■ What is needed
Among the lines below, count those containing the word "this". Give the number only.

■ Data for the task
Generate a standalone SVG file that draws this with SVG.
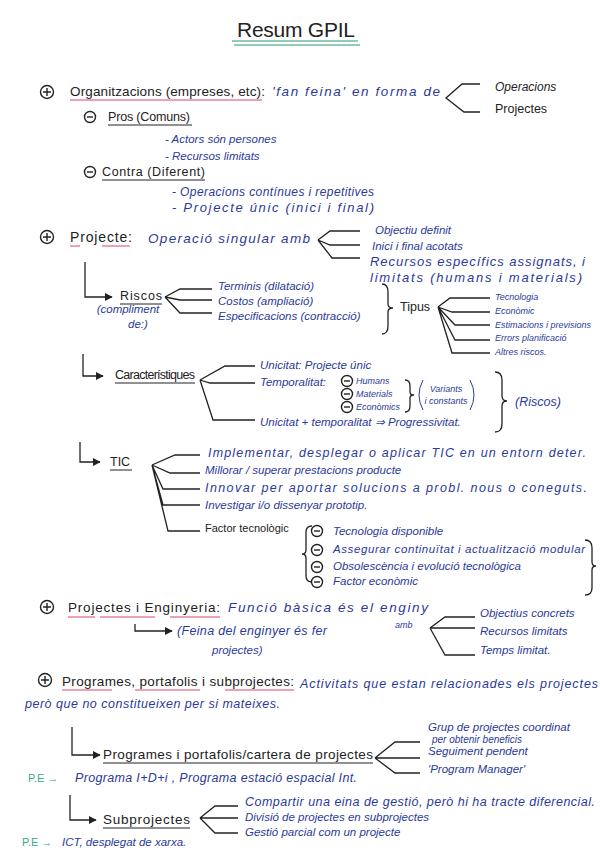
...
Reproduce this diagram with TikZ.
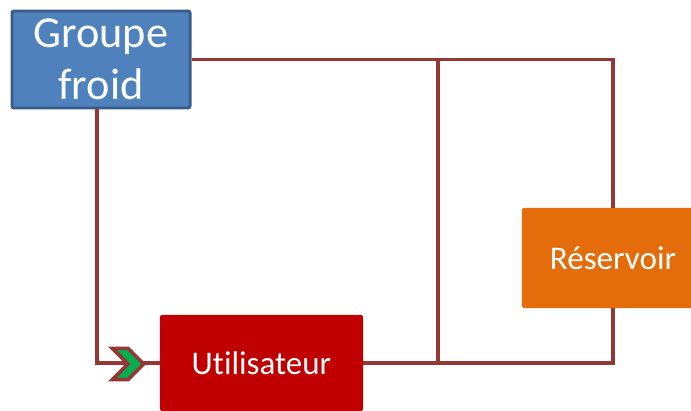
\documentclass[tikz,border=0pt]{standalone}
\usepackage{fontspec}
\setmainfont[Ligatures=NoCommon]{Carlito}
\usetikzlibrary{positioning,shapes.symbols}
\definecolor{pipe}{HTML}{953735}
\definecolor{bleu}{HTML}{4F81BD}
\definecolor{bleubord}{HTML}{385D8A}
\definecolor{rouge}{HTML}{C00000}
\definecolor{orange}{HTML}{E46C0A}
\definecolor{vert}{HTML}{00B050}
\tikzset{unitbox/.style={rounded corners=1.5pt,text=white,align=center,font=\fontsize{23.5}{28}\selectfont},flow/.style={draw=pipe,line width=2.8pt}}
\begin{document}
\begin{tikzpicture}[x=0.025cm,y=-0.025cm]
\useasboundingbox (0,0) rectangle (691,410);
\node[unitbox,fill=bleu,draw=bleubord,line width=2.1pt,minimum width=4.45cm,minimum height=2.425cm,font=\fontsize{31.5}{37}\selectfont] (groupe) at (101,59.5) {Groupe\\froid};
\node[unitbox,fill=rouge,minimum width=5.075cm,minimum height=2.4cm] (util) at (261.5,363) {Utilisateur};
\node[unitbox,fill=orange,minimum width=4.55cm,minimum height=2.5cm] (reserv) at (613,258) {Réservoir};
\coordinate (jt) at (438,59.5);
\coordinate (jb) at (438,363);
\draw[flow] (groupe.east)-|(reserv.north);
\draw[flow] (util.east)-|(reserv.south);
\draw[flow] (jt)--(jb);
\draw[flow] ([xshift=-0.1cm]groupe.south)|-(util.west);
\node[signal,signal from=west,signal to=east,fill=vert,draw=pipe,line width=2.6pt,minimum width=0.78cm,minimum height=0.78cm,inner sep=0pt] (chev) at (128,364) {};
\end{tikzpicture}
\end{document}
==
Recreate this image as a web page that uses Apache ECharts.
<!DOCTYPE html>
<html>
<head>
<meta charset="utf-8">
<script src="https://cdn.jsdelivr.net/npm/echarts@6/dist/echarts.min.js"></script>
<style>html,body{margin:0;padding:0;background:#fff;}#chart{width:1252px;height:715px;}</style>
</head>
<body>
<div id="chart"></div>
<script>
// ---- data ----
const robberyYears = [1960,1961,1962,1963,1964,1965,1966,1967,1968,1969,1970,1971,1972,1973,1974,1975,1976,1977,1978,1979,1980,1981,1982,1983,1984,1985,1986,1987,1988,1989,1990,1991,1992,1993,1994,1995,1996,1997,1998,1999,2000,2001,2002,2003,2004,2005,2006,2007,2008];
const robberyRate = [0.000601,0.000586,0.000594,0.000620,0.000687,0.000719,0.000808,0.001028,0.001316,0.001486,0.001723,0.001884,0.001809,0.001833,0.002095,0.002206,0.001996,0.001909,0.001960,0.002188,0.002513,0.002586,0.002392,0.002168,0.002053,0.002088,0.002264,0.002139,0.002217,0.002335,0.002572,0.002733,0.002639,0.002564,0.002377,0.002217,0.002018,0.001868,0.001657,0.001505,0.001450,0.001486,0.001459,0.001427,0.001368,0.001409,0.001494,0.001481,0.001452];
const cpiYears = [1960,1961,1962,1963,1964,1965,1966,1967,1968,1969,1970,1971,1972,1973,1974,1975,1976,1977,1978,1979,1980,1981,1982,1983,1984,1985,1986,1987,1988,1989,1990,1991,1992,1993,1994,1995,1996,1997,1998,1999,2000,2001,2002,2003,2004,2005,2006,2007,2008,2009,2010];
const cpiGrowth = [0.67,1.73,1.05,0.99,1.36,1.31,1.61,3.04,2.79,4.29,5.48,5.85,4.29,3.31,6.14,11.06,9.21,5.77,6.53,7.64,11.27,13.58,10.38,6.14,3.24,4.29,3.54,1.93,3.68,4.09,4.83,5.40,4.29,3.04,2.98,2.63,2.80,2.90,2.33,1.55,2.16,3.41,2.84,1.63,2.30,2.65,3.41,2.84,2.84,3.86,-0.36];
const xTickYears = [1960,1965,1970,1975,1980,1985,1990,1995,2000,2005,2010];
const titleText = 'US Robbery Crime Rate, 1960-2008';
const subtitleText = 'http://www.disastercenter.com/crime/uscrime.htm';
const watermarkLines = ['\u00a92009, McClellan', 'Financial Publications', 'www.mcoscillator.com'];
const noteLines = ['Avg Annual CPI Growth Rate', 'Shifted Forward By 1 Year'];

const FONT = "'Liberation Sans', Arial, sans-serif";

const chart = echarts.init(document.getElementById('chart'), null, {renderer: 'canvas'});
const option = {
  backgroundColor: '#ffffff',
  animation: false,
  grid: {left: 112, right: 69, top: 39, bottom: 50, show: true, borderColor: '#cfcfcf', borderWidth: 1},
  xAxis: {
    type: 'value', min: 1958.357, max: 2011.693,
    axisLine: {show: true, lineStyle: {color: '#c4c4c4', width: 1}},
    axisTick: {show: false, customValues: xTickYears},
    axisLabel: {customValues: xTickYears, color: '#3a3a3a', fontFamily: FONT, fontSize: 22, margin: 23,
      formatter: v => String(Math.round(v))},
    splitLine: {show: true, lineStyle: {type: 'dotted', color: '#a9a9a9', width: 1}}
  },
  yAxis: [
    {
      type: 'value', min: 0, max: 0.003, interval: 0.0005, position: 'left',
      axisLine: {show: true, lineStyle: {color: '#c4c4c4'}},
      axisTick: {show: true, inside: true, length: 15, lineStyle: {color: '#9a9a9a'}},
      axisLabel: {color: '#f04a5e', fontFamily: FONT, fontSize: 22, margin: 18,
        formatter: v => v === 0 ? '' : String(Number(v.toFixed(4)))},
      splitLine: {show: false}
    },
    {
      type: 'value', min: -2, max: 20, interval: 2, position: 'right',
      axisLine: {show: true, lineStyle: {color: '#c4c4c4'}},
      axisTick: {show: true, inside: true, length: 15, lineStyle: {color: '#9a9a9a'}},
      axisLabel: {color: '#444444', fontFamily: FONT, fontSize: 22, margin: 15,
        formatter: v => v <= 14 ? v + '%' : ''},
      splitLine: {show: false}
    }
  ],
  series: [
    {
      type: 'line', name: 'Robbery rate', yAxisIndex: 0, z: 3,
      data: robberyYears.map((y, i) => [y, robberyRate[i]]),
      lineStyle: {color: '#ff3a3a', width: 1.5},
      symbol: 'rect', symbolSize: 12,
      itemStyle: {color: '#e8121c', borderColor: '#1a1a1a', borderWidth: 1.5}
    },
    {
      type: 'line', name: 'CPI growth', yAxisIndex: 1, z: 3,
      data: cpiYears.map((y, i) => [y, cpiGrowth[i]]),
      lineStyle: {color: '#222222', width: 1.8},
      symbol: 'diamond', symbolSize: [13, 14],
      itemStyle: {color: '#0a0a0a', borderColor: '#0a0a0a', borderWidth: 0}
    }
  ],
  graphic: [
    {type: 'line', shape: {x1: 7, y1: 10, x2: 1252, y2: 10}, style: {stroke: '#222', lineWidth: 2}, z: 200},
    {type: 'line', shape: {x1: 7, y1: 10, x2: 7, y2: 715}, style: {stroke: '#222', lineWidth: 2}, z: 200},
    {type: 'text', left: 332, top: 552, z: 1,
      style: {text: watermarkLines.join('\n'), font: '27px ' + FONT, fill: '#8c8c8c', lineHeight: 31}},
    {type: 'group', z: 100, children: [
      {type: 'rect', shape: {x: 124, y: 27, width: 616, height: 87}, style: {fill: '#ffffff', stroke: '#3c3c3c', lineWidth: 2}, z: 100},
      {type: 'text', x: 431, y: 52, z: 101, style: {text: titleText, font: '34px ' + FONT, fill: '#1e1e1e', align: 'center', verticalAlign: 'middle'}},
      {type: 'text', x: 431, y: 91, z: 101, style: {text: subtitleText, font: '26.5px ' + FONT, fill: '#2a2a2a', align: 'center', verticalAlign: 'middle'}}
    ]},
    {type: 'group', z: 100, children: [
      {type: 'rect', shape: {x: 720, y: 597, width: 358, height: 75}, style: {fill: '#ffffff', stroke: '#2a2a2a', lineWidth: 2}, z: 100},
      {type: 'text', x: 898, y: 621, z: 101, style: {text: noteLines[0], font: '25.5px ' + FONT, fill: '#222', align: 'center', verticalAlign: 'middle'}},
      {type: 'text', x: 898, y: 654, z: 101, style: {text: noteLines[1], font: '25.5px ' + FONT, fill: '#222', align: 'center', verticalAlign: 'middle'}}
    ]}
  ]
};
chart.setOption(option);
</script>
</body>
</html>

■ Exercise result
3